There is another reason besides the great Kidman to celebrate Hemingway & Gellhorn: the return of Philip Kaufman. Kaufman, who is 75, directs here with a verve and snap that, if we didn’t know whose film it was, we might attribute it to a rising young filmmaker.
Kaufman made the film with a relatively small budget by pulling off the miraculous trick of disguising locations in Oakland and San Francisco as Sloppy Joe’s Bar in Key West, the legendary Hotel Florida in Madrid, and Chiang Kai-shek’s military headquarters. (For historical shots, he relied on newsreel footage that he sepia-toned and inserting similar-toned footage of his actors.)
I don’t think there has been a stranger or more remarkable career in all of American film. One of Kaufman’s movies featured in last month’s Museum of Modern Art retrospective was his first, Goldstein–which he made in 1964 at age 28. He shared the 1964 Prix de la Nouvelle Critique at Cannes with Bernardo Bertolucci for Before the Revolution. Bertolucci, who is four years younger than Kaufman, has made nearly twice as many films, and yet Bertolucci’s often seem dated while Kaufman’s best films seem fresh and contemporary.
Why some weren’t popular is a question film critics and historians have debated for years now. Probably, as former New Yorker critic Michael Sragow put it when he introduced a Kaufman retrospective at the 1993 Sundance Film Festival, because many of Kaufman’s films were not only years ahead of Hollywood, they were years ahead of their audience.
Cribbing from Kaufman became so common that some directors never tried to hide it–for instance, Roland Emmerich ends his sci-fi potboiler Independence Day with a battered but proud Will Smith and Jeff Goldblum walking across the desert and into the camera as the wreckage of their ship burns in the background, thus doubling the ante on the close of The Right Stuff, where Sam Shepard’s Chuck Yeager strides defiantly away from a fiery crash.
And yet Kaufman has eluded many critics whose critical theories tie up directors’ work in neat bundles. Auteurists who put look for elements of a director’s personality in his films might be stuck with Kaufman. Those who like to point out consistent themes also run aground. Where is the connection between his account of the Jesse James-Cole Younger gang, The Great Northfield Minnesota Raid (1972); his remake of Invasion of the Body Snatchers (1978), one of the great adult horror films ever made; and his adaption of Richard Price’s rollicking novel about New York neighborhood street gangs, The Wanderers (1979)? (Except that all were made from genre material and that Kaufman added extra layers of meaning to the stories.)

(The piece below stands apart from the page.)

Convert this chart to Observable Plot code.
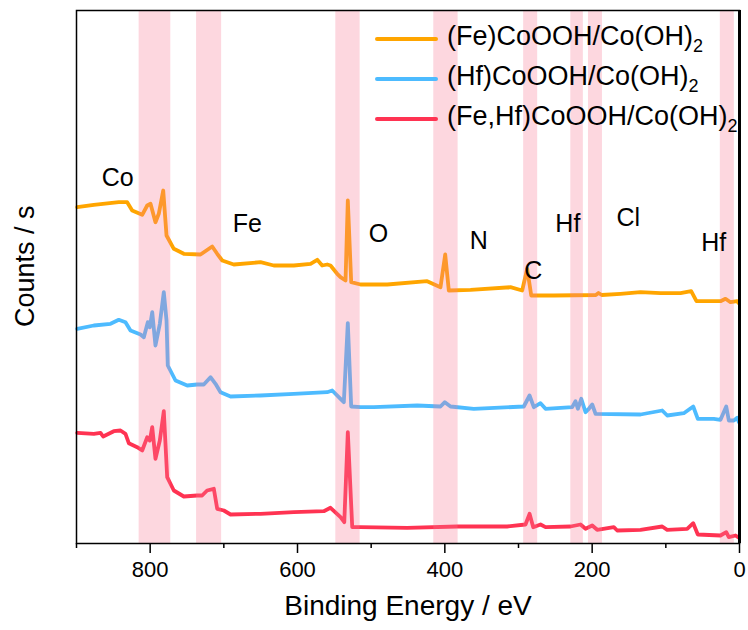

One might tag “literary” to Kaufman’s name for his uncanny instinct in adapting supposedly unadaptable books such as Tom Wolfe’s The Right Stuff (1983) and Milan Kundera’s The Unbearable Lightness of Being (1988), and for synthesizing two considerable bodies of work by Henry Miller and Anais Nin for Henry and June (1990). What to do with the majestic but little seen The White Dawn (1974), a story of stranded whalers rescued by Eskimos in the Arctic.
He has often been dismissed as uncommercial, but since the public never had a chance to see several of his films, how would we know? It’s also true that Kaufman probably would have had a much more successful career–successful in the eyes of the world–if he had relocated to Los Angeles instead of insisting of doing so many of his project in and round the Bay Area. (He certainly would have been more prolific.)
He got to spend almost an entire career working with his family, including his son, Peter, who served as producer on several films and his wife, Rose, who collaborated with him on every until her death in 2009. As Kaufman’s camera lingers admiringly over Kidman as the aging Gellhorn, it’s easy to speculate that he intended a kind of homage to his late wife and partner.
He has lived where he wanted and still got to make The Right Stuff and his greatest film, The Unbearable Lightness of Being. And now, Hemingway & Gellhorn. That’s a life well spent.